About SPEI

Overview

The Standardized Precipitation Evapotranspiration Index (SPEI)¹ is a drought index which measures the difference between precipitation (P) and potential evapotranspiration (PET), i.e., the water loss from evaporation and vegetation combined. SPEI speaks only to relative drought, i.e., the difference between future and historical conditions, and is not an absolute measure of water availability. Negative (positive) values indicate water deficit (surplus), while zero indicates no change relative to historical conditions.

CMIP5 SPEI Projections

The CMIP5 SPEI projections² on ClimateData.ca are from a 29-member climate model ensemble and are provided at 1° x 1° (100x100km) resolution for three emissions scenarios, RCPs 2.6, 4.5 and 8.5 for 1950-2100. Projections are provided in summarized format using the 10th, 50th (median) and 90th percentiles. Prior to calculating SPEI,  monthly mean maximum and minimum temperature and monthly total precipitation data were bias-adjusted and downscaled using the multivariate MBCn method with the CanGRD dataset as the target. See below for more details and an example of interpretation:

• SPEI is available here as a three month (SPEI-3) or twelve month (SPEI-12) drought index, labeled by the final month of the period.

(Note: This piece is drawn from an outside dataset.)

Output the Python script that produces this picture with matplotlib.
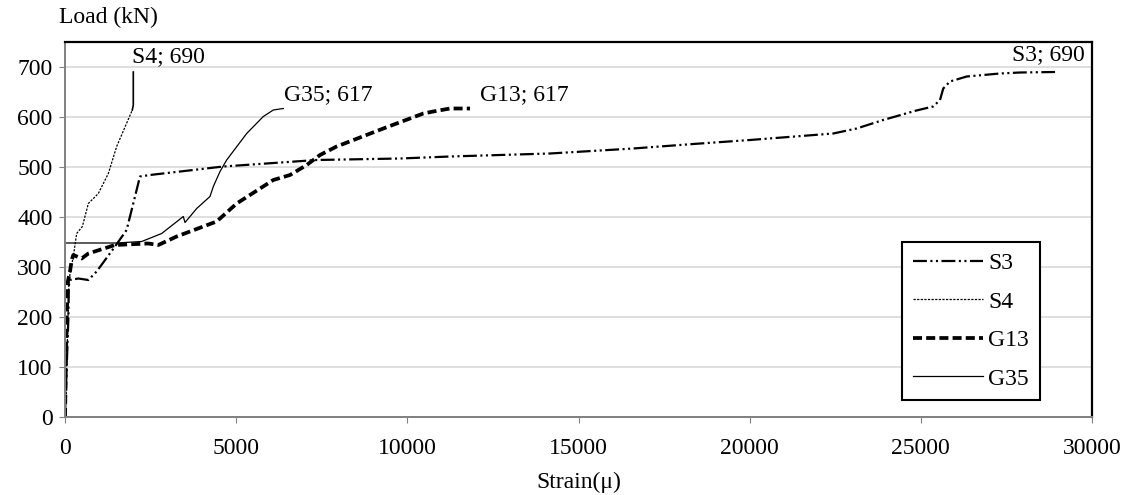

• SPEI is presented as a standard deviation from a reference baseline period (1950-2005) Interpretation is important (see example below)

Technical Details and Interpretation

At the core of the calculation of the SPEI is the simple climate water balance equation, precipitation (P) minus potential evapotranspiration (PET):

 D = P – PET 

This can be calculated over various time scales, e.g., over 3 months, 6 months, a year etc., and SPEI accumulates the difference (D) over the time scale in question. So, for example, if we are interested in seasonal (i.e., 3-month) SPEI, a time series is constructed by summing the D values from two months before to the current month. For summer SPEI, this would mean totalling June, July and August values.

However, there are strong spatial and temporal differences in precipitation amount and potential evapotranspiration, so to obtain an SPEI series which can be compared across space and time, the D series are transformed into standardized units. This is done by fitting the D values to a probability distribution for the time scale under consideration (e.g., 3 or 6 months), over a reference historical time period, e.g., 1950-2005. SPEI values are then obtained as standardized values with a mean of zero and standard deviation of 1. This means that the values correspond to a standard normal distribution which can be used to aid their interpretation (Table 1). These standardized values have been used to classify the SPEI values into general water surplus/deficit categories as shown in Table 2:

Example SPEI interpretation

Table 3 shows some sample CMIP5 SPEI values for a location in Canada. The three percentile values represent the range (10^th and 90^th percentiles) and median (50^th percentile) of the future projections for each emissions scenario (RCP) and time period. Table 4 indicates how these values can be interpreted. For example, the 10th percentile SPEI value for the 2041-2070 summer season for the moderate emissions scenario, RCP 4.5, is -1.00, i.e., one standard deviation below the average value. This indicates moderate dry conditions compared to the 1950-2005 historical reference period. If we look at Table 1, we can see that -1.00 corresponds to about 85% of the values being greater than this amount. This can be interpreted as shown in Table 4, “the average summer [in 2041-2070] could be drier than about 85% of summers in the historical reference period”. The median value for the same emissions scenario and future time period is -0.51, so roughly -0.5. Again looking at Table 1, we can see that in this case about 70% of the values are greater than -0.5, and interpreted as “the average summer could be drier than about 70% of summers in the past” (Table 4).